THE PROBLEM: From the entries below, print exactly the span beginning with the line holding "Give me the Plotly source for this chart." and ending with the line holding "import plotly.graph_objects as go", endpoints included, and skip any pictures.

SUPPLIED DATA:

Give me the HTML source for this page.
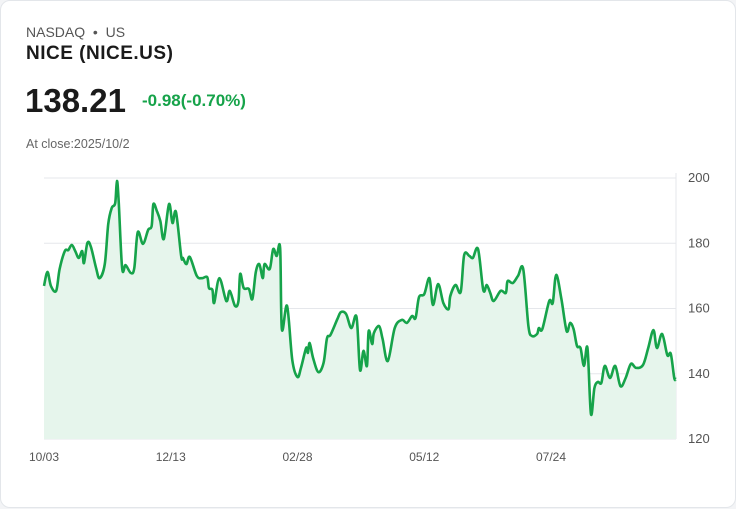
* * *
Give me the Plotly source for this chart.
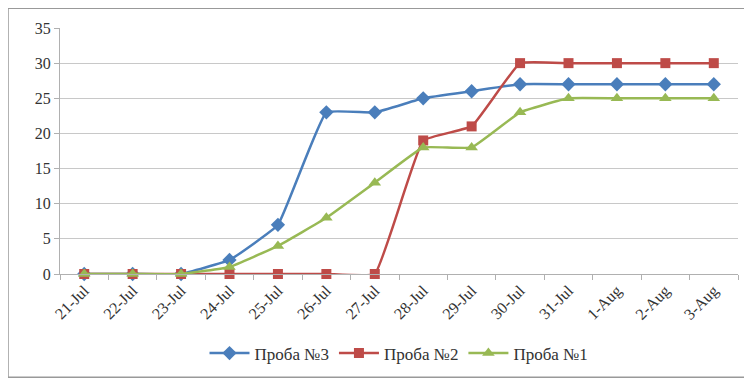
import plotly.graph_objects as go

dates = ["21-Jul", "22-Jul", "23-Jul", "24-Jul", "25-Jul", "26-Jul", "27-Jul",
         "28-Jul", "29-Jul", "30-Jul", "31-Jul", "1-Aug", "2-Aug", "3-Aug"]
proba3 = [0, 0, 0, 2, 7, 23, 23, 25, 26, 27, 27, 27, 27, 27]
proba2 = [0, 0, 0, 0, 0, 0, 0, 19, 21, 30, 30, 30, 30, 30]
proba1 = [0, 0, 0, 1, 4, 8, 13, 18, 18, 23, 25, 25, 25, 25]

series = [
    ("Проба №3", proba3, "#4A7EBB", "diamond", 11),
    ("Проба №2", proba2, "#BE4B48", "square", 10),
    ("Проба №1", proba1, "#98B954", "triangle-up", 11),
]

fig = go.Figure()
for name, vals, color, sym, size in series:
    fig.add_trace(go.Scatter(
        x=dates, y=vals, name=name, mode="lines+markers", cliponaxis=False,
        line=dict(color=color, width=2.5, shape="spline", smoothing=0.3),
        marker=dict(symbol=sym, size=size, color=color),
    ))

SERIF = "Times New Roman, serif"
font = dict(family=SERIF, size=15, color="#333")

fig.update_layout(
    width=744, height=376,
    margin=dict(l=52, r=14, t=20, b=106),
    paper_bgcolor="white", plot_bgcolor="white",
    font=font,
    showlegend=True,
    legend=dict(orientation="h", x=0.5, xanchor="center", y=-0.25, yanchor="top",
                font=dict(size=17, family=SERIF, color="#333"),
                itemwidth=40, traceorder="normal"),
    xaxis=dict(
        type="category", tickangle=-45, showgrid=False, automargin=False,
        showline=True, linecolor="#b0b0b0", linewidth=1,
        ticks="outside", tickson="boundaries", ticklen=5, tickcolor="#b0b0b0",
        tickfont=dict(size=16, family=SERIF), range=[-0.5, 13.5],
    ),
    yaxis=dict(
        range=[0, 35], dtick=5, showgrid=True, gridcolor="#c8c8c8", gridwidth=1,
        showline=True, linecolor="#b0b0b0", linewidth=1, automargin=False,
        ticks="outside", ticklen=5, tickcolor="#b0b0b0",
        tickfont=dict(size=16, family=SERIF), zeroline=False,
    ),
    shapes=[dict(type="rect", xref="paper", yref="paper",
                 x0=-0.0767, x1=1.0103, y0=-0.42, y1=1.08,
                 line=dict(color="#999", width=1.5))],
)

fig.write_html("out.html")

THE COMPLETED TASK:
Give me the Plotly source for this chart.
import plotly.graph_objects as go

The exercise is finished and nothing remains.